With this knowledge of Jesus’ resurrection, confirmed and eye-witnessed by the company of the apostles, we can truly share in the joy and peace that Christ spoke to the apostles. “Peace be with you! As the Father has sent me, even so I am sending you. Receive the Holy Spirit. If you forgive the sins of anyone, they are forgiven; if you withhold forgiveness from anyone, it is withheld.” We are truly at peace with God, because Christ has been faithful and just to forgive our sins and cleanse us from all unrighteousness. We are assured of His propitiation by His bodily resurrection from the dead. Our joy is complete because He has given this message to His church to proclaim and distribute to all who seek God’s mercy for their sin, and this message extends not only to us, but also to the whole world. Jesus has turned away God’s wrath; He is the Propitiation for our sins. Amen.
Now the peace of God which passes all understanding, guard your hearts and minds in Christ Jesus, unto life everlasting. Amen.

Sermon Talking Points:
1. What does propitiation mean, and why is this “cross-word” worth adding to or keeping in our vocabulary? How did Jesus “propitiate” our sins?
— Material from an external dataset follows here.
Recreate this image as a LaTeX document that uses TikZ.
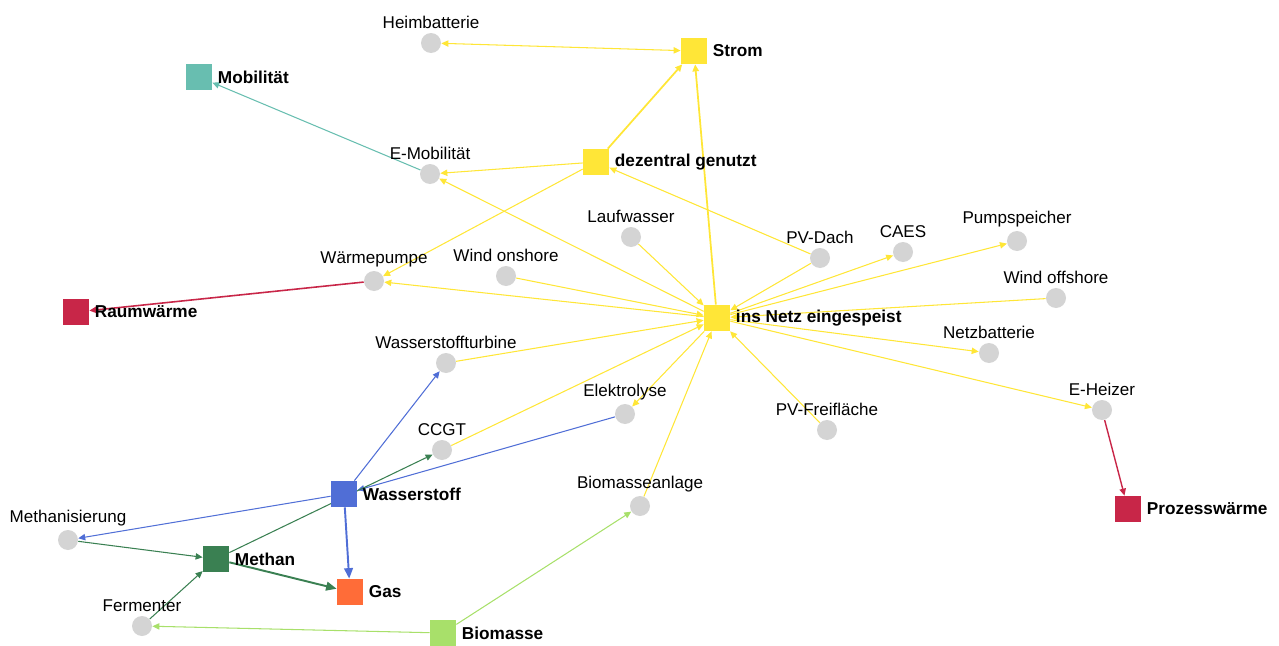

2. How does sin estrange us from God? (read Psalm 5)
3. What is the truthful response to the knowledge of our sin and God’s wrath against sin? How does this response bring us into light and fellowship with Him? (reread 1 John 1)
4. What is the false response to knowledge of sin? How does this make God out to be a liar?
5. What sins or sinful patterns of life are you hanging on to that you refuse to surrender? What are some deceptions that we tell ourselves to justify sin?
6. Why was the eyewitness testimony of the Resurrection so vitally important, in relation to Jesus’ propitiation for our sins?
7. How does this knowledge enable our joy and fellowship with God to be complete?